Etosha National Park
This spectacular wildlife park is dominated by a massive mineral pan, part of the Kalahari Basin, the floor of which was formed over 1,000 million years ago and fills up only for a short period of time, when rains are heavy. For most of the year it is a shimmering mirage against which the long shadows of passing herds of game can be seen, providing a unique and stunningly stark landscape. Despite its aridness, the park is rich in wildlife and boasts the ‘big five’ and over 100 other mammal species, as well as thousands of birds that flock to the pan.
Etosha National Park, Namibia, +264 811800016
The vast stretches of Damaraland’s semi-desert landscape are a spectacular sight and are home to some rare and unusual sights, such as desert-adapted elephants striding along the dusty earth, and forests of petrified trees planted in beds of sandstone. The Damara tribe are thought to be the first people to have arrived in Namibia and have mystified anthropologists for years, as they are a group of Bantu origin who speak a Khoisan dialect and have no cultural relationship with any of the other tribes found in Africa. Black rhino are present throughout the regions, as well as many other animals, although these are more readily found in the east of Damaraland, where the vegetation is more lush.
Damaraland, Twyfelfontein Area, Damaraland, Namibia, +264 61274500
This remote region in northern Namibia is often considered one of the last true wilderness areas in Africa, where desert-adapted elephants roam the dry riverbeds in search of spring-fed waterholes, and the proud Himba people remain unaffected by changes to the modern world.

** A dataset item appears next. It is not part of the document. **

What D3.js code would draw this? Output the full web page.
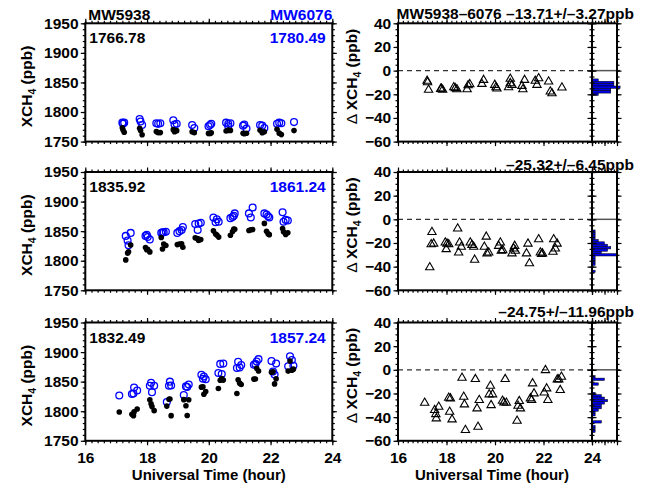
<!DOCTYPE html>
<html>
<head>
<meta charset="utf-8">
<script src="https://cdn.jsdelivr.net/npm/d3@7"></script>
<style>
body { margin: 0; background: #fff; }
svg text { font-family: "Liberation Sans", Arial, Helvetica, sans-serif; font-weight: bold; font-size: 15.5px; }
</style>
</head>
<body>
<svg id="chart" width="645" height="483"></svg>
<script>
// Observation times (UT hour) and XCH4 for the two windows, one set per panel.
var time1 = [17.20, 17.22, 17.26, 17.76, 17.79, 17.84, 18.30, 18.36, 18.43, 18.85, 18.89, 18.96, 19.46, 19.53,
    19.99, 20.04, 20.08, 20.56, 20.63, 20.63, 20.70, 21.11, 21.15, 21.22, 21.66, 21.73, 21.80, 22.21, 22.28, 22.35, 22.76];
var mw6076_1 = [1782, 1780, 1782, 1788, 1784, 1778, 1781, 1780, 1781, 1786, 1779, 1780, 1778, 1773,
    1776, 1778, 1780, 1782, 1776, 1780, 1781, 1777, 1779, 1772, 1778, 1777, 1773, 1780, 1782, 1781, 1783];
var mw5938_1 = [1773.3, 1770.1, 1765.7, 1772.5, 1768.8, 1761.7, 1766.9, 1765.1, 1765.2, 1770.2, 1766.6, 1768.5, 1766.7, 1765.1,
    1763.9, 1763.9, 1764.8, 1767.9, 1769.0, 1769.3, 1768.9, 1764.0, 1763.2, 1764.1, 1769.3, 1764.9, 1766.5, 1770.7, 1764.3, 1761.8, 1768.6];

var time2 = [17.31, 17.37, 17.40, 17.47, 17.95, 17.99, 18.02, 18.09, 18.46, 18.50, 18.54, 18.61, 18.98, 19.05, 19.12, 19.16,
    19.56, 19.64, 19.67, 19.74, 20.15, 20.22, 20.26, 20.32, 20.70, 20.77, 20.81, 20.84, 21.30, 21.36, 21.42,
    21.80, 21.87, 21.92, 21.96, 22.39, 22.42, 22.49, 22.56];
var mw6076_2 = [1842, 1834, 1826, 1847, 1842, 1844, 1840, 1836, 1847, 1848, 1848, 1849, 1847, 1850, 1852, 1857,
    1862, 1852, 1863, 1864, 1873, 1865, 1870, 1866, 1872, 1874, 1876, 1880, 1880, 1873, 1890,
    1880, 1878, 1875, 1873, 1882, 1866, 1869, 1868];
var mw5938_2 = [1801.4, 1812.9, 1815.2, 1826.4, 1822.3, 1818.7, 1819.4, 1814.9, 1839.2, 1819.9, 1828.3, 1825.7, 1827.3, 1828.3, 1828.7, 1822.8,
    1838.7, 1837.3, 1834.1, 1835.9, 1850.5, 1845.3, 1843.3, 1839.9, 1843.1, 1849.3, 1853.5, 1853.3, 1851.1, 1852.4, 1852.8,
    1863.1, 1849.9, 1845.6, 1844.1, 1854.5, 1849.1, 1844.3, 1847.4];

var time3 = [17.10, 17.51, 17.56, 17.58, 17.68, 18.09, 18.13, 18.16, 18.23, 18.64, 18.71, 18.74, 18.78, 19.19, 19.26, 19.30, 19.35,
    19.76, 19.81, 19.84, 19.90, 20.31, 20.37, 20.42, 20.47, 20.91, 20.95, 21.00, 21.05, 21.46, 21.51, 21.55, 21.61,
    22.03, 22.08, 22.13, 22.18, 22.57, 22.63, 22.69, 22.74];
var mw6076_3 = [1826.5, 1829, 1830, 1840, 1835, 1843, 1848, 1832, 1843, 1815.5, 1843, 1850, 1843.5, 1827.5, 1842, 1841, 1845,
    1861.5, 1855, 1858.5, 1854, 1864.5, 1880, 1863, 1880.5, 1873, 1883.5, 1874, 1878, 1878.5, 1880, 1884, 1888,
    1885, 1867, 1862, 1880.5, 1876, 1893, 1886.5, 1877];
var mw5938_3 = [1798.6, 1794.9, 1792.5, 1798.9, 1803.7, 1819.3, 1812.5, 1807.8, 1801.0, 1808.7, 1820.2, 1820.7, 1792.5, 1819.6, 1809.3, 1792.8, 1819.4,
    1840.7, 1841.5, 1828.6, 1833.2, 1838.3, 1852.4, 1855.1, 1852.6, 1829.9, 1853.1, 1847.5, 1845.3, 1854.3, 1854.4, 1872.5, 1868.0,
    1865.8, 1866.7, 1846.2, 1854.9, 1867.8, 1884.8, 1869.3, 1871.1];

// Mean values and difference statistics printed on the panels.
var mean5938 = ["1766.78", "1835.92", "1832.49"];
var mean6076 = ["1780.49", "1861.24", "1857.24"];
var diffText = ["MW5938\u20136076 \u201313.71+/\u20133.27ppb", "\u201325.32+/\u20136.45ppb", "\u201324.75+/\u201311.96ppb"];

// Histogram of differences: bins 2 ppb wide, counted downward from the start value.
var histStart = [-7, -9, -5];
var histCounts1 = [2, 7, 7, 9, 6, 6, 2];
var histCounts2 = [1, 1, 1, 1, 2, 4, 5, 6, 5, 3, 8, 1, 1, 1, 1, 0, 0, 1];
var histCounts3 = [1, 4, 0, 2, 0, 0, 0, 1, 3, 4, 5, 4, 3, 3, 2, 1, 1, 0, 0, 3, 0, 1, 1, 1];

var xTicks = [16, 18, 20, 22, 24];
var yTicksL = [1750, 1800, 1850, 1900, 1950];
var yTicksR = [-60, -40, -20, 0, 20, 40];

var panels = [
    {t: time1, a: mw5938_1, b: mw6076_1, h: histCounts1},
    {t: time2, a: mw5938_2, b: mw6076_2, h: histCounts2},
    {t: time3, a: mw5938_3, b: mw6076_3, h: histCounts3}
];

var svg = d3.select("#chart");
var tops = [23.3, 172, 322.5], ph = 118.3;
var titleY = [18.5, 170, 316.5];
var blue = "#0000ff";

var xL = d3.scaleLinear().domain([16, 24]).range([85.3, 332.3]);
var xR = d3.scaleLinear().domain([16, 24]).range([398, 592]);
var xH = d3.scaleLinear().domain([0, 8]).range([592, 617]);

// Ticks on all four sides, pointing out; labels only left/bottom when asked.
function axes(g, xs, ys, xMaj, xMin, yMaj, yMin, xLab, yLab) {
    var xr = xs.range(), yr = ys.range();
    var sides = [
        ["Bottom", "translate(0," + yr[0] + ")", xs, xMaj, xMin, xLab],
        ["Top", "translate(0," + yr[1] + ")", xs, xMaj, xMin, false],
        ["Left", "translate(" + xr[0] + ",0)", ys, yMaj, yMin, yLab],
        ["Right", "translate(" + xr[1] + ",0)", ys, yMaj, yMin, false]
    ];
    sides.forEach(function (s) {
        var make = d3["axis" + s[0]];
        var pad = s[0] == "Bottom" ? 6.5 : 2.3;
        g.append("g").attr("transform", s[1])
            .call(make(s[2]).tickValues(s[4]).tickSize(2.5).tickFormat(""));
        g.append("g").attr("transform", s[1])
            .call(make(s[2]).tickValues(s[3]).tickSize(4.5).tickPadding(pad)
                .tickFormat(s[5] ? d3.format("d") : ""));
    });
    g.selectAll(".domain").remove();
    g.selectAll(".tick line").attr("stroke", "#000").attr("stroke-width", 1.2);
    g.selectAll(".tick text").attr("fill", "#000");
    g.append("rect")
        .attr("x", xr[0]).attr("y", yr[1])
        .attr("width", xr[1] - xr[0]).attr("height", yr[0] - yr[1])
        .attr("fill", "none").attr("stroke", "#000").attr("stroke-width", 2);
}

function yLabel(x, y, delta) {
    var t = svg.append("text").attr("text-anchor", "middle")
        .attr("transform", "translate(" + x + "," + y + ") rotate(-90)");
    if (delta) t.append("tspan").attr("font-weight", "normal").text("\u0394 ");
    t.append("tspan").text("XCH");
    t.append("tspan").attr("font-size", 10.5).attr("dy", 4).text("4");
    t.append("tspan").attr("dy", -4).text(" (ppb)");
}

var xMinor = d3.range(16, 24.001, 0.2);

panels.forEach(function (p, i) {
    var top = tops[i], bot = top + ph, last = i == 2;
    var yL = d3.scaleLinear().domain([1750, 1950]).range([bot, top]);
    var yR = d3.scaleLinear().domain([-60, 40]).range([bot, top]);
    var diff = p.a.map(function (v, k) { return v - p.b[k]; });

    // left: XCH4 of both windows
    var gl = svg.append("g");
    axes(gl, xL, yL, xTicks, xMinor, yTicksL, d3.range(1750, 1951, 10), last, true);

    gl.selectAll(".b").data(p.t).enter().append("circle")
        .attr("cx", function (d) { return xL(d); })
        .attr("cy", function (d, k) { return yL(p.b[k]); })
        .attr("r", 3.4).attr("fill", "none").attr("stroke", blue).attr("stroke-width", 1.3);
    gl.selectAll(".a").data(p.t).enter().append("circle")
        .attr("cx", function (d) { return xL(d); })
        .attr("cy", function (d, k) { return yL(p.a[k]); })
        .attr("r", 2.8).attr("fill", "#000");

    svg.append("text").attr("x", 89.3).attr("y", top + 20).text(mean5938[i]);
    svg.append("text").attr("x", 325.7).attr("y", top + 20).attr("text-anchor", "end")
        .attr("fill", blue).text(mean6076[i]);
    yLabel(31.5, (top + bot) / 2 + 4, false);

    // right: difference and its histogram
    var gr = svg.append("g");
    gr.append("line").attr("x1", xR(16)).attr("x2", xR(24)).attr("y1", yR(0)).attr("y2", yR(0))
        .attr("stroke", "#333").attr("stroke-width", 1.2).attr("stroke-dasharray", "5,4");
    gr.append("line").attr("x1", xH(0)).attr("x2", xH(0) + 28).attr("y1", yR(0)).attr("y2", yR(0))
        .attr("stroke", "#555").attr("stroke-width", 1.5);

    var bins = p.h.map(function (c, k) { return {y0: histStart[i] - 2 * k, c: c}; })
        .filter(function (d) { return d.c > 0; });
    gr.selectAll(".bar").data(bins).enter().append("rect")
        .attr("x", xH(0))
        .attr("y", function (d) { return yR(d.y0); })
        .attr("width", function (d) { return xH(d.c) - xH(0); })
        .attr("height", function (d) { return yR(d.y0 - 2) - yR(d.y0); })
        .attr("fill", "#0000e6").attr("stroke", "#000").attr("stroke-width", 0.5);

    axes(gr, xR, yR, xTicks, xMinor, yTicksR, d3.range(-60, 41, 5), last, true);
    var gh = svg.append("g");
    axes(gh, xH, yR, [0, 4, 8], d3.range(0, 8.01, 1), yTicksR, d3.range(-60, 41, 5), false, false);

    gr.selectAll(".tri").data(p.t).enter().append("path")
        .attr("d", d3.symbol().type(d3.symbolTriangle).size(30))
        .attr("transform", function (d, k) { return "translate(" + xR(d) + "," + yR(diff[k]) + ")"; })
        .attr("fill", "none").attr("stroke", "#000").attr("stroke-width", 1.1);

    svg.append("text").attr("x", 634).attr("y", titleY[i]).attr("text-anchor", "end").text(diffText[i]);
    yLabel(357, (top + bot) / 2 - 6, true);
});

svg.append("text").attr("x", 88.3).attr("y", 19.5).text("MW5938");
svg.append("text").attr("x", 332.3).attr("y", 19.5).attr("text-anchor", "end").attr("fill", blue).text("MW6076");

svg.append("text").attr("x", 208.8).attr("y", 480).attr("text-anchor", "middle")
    .style("font-size", "15px").text("Universal Time (hour)");
svg.append("text").attr("x", 492).attr("y", 480).attr("text-anchor", "middle")
    .style("font-size", "15px").text("Universal Time (hour)");
</script>
</body>
</html>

Outside the capital of Opuwo there are no amenities, only a network of dirt roads that lead into a vast and isolated wilderness. The attraction of the area lies in its solitary beauty; it’s a rugged mountainous landscape that is sparsely populated and looks very similar to the way it would have appeared over 100 years ago.
Twyfelfontein is a UNESCO World Heritage Site that conceals one of the continent’s largest collections of African rock art and engravings, and there are various craters and mountains in the area to explore. The massive Brandberg massif is Namibia’s highest mountain, dominating the surrounding plains, and is home to an immense collection of early rock paintings, including the famous White Lady.
This emerald-green subterranean lake lies on a thick succession of well-stratified dolomite and limestone thought to be about 700 million years old. As the rock mass eroded, roofless cavities were formed, creating an upside-down mushroom-shaped lake, noted for its scenic setting and startling water colour. Ancient tribes believed that no living creature that entered the water ever came out alive again. Its reputation for being bottomless may have led to the dumping of a considerable supply of artillery and ammunition into its murky depths by retreating Schutztruppe (colonial troops), rather than letting the armaments fall into the hands of the South African troops.